Part memoir, part ‘intimate history’ of the nebulous region of Europe stretching loosely from Alexanderplatz to the Caspian Sea, Jacob Mikanowski’s Goodbye Eastern Europe is a lucid analysis of a thousand years of contested land and culture, where Christianity, Islam and Judaism once mingled and warred. Mikanowski traces the region’s murky beginnings to the 20th century’s wars of annihilation that culminated in the Final Solution and the Soviet deportations and pogroms of the 1930s and ‘40s. With cruel finality, that destruction reorganized the landscape into a ‘grey place, where no one laughed’ (as one friend joked to the author) while destroying much of its diversity, paving the way for today’s loony ethno-nationalists, Hungary’s Viktor Orbán and Poland’s Law and Justice Party, who gleefully dominate ‘the great homelands of forgetting’. While the East has seen a more welcome openness since 1989, Mikanowski is unequivocal about what we have lost in Vilnius, Warsaw and Prague, that the grand cosmopolitanism of those former intellectual centres of Europe may well be gone for good, especially if the close-minded immigration policies of Britain, France and Germany remain the model for countries eager to shed the stigma of ‘Post-Soviet’.

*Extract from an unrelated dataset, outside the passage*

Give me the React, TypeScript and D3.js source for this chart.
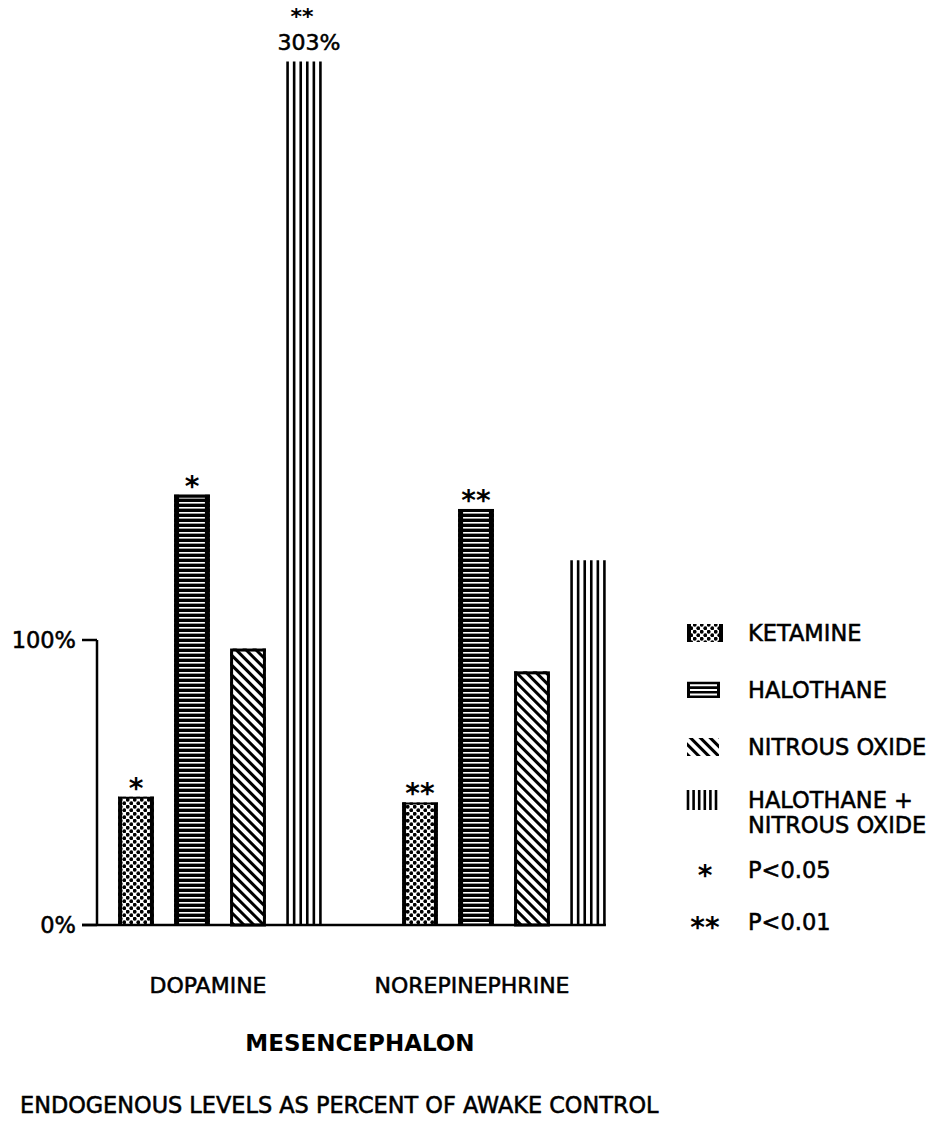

ANDREW DURBIN, Editor-in-Chief

Anecdotes (September 2023)

By Kathryn Mockler

Kathryn Mockler, Anecdotes, 2023
Kathryn Mockler, Anecdotes, 2023, book cover. Courtesy: BookThug

This dark and profoundly relatable satire – due to appear in the UK in September – masterfully balances existentialism and humility. It is a quick, thought-provoking read divided into four distinct parts, with each section intertwining common themes that delve into the stark realities of girlhood, the consequences of a forced transition into adulthood and the perilous state of our world amidst the climate crisis. Mockler’s characters and personifications of time ponder the possibility of ‘things getting better’ – posed not merely as a question but a genuine source of encouragement.

KATE CUNNINGTON, Editorial Coordinator

Bring No Clothes: Bloomsbury and the Philosophy of Fashion (September 2023)

By Charlie Porter

Charlie Porter, Bring No Clothes, 2023.
Charlie Porter, Bring No Clothes: Bloomsbury and the Philosophy of Fashion, 2023, book cover. Courtesy: Penguin Books Ltd

Fascination with the Bloomsbury Group and their Sussex second home, Charleston Farmhouse, has never been higher: September sees the release of a new book by writer Charlie Porter examining their lasting influence on fashion. It begins with a letter written by Virginia Woolf to T.S. Eliot in 1920 detailing a forthcoming visit, in which she informs him to eschew the customs of their class and leave behind any formal attire; to ‘bring no clothes’. The phrase is the title of the book, which details the sartorial choices of six group members, including Woolf and sister Vanessa Bell, and an accompanying exhibition curated by Porter at Charleston’s new Lewes space, also opening in September. The book appears in the wake of Kim Jones’s Summer 2023 Dior Menswear collection, which drew influence directly from Charleston and Bloomsbury artist Duncan Grant.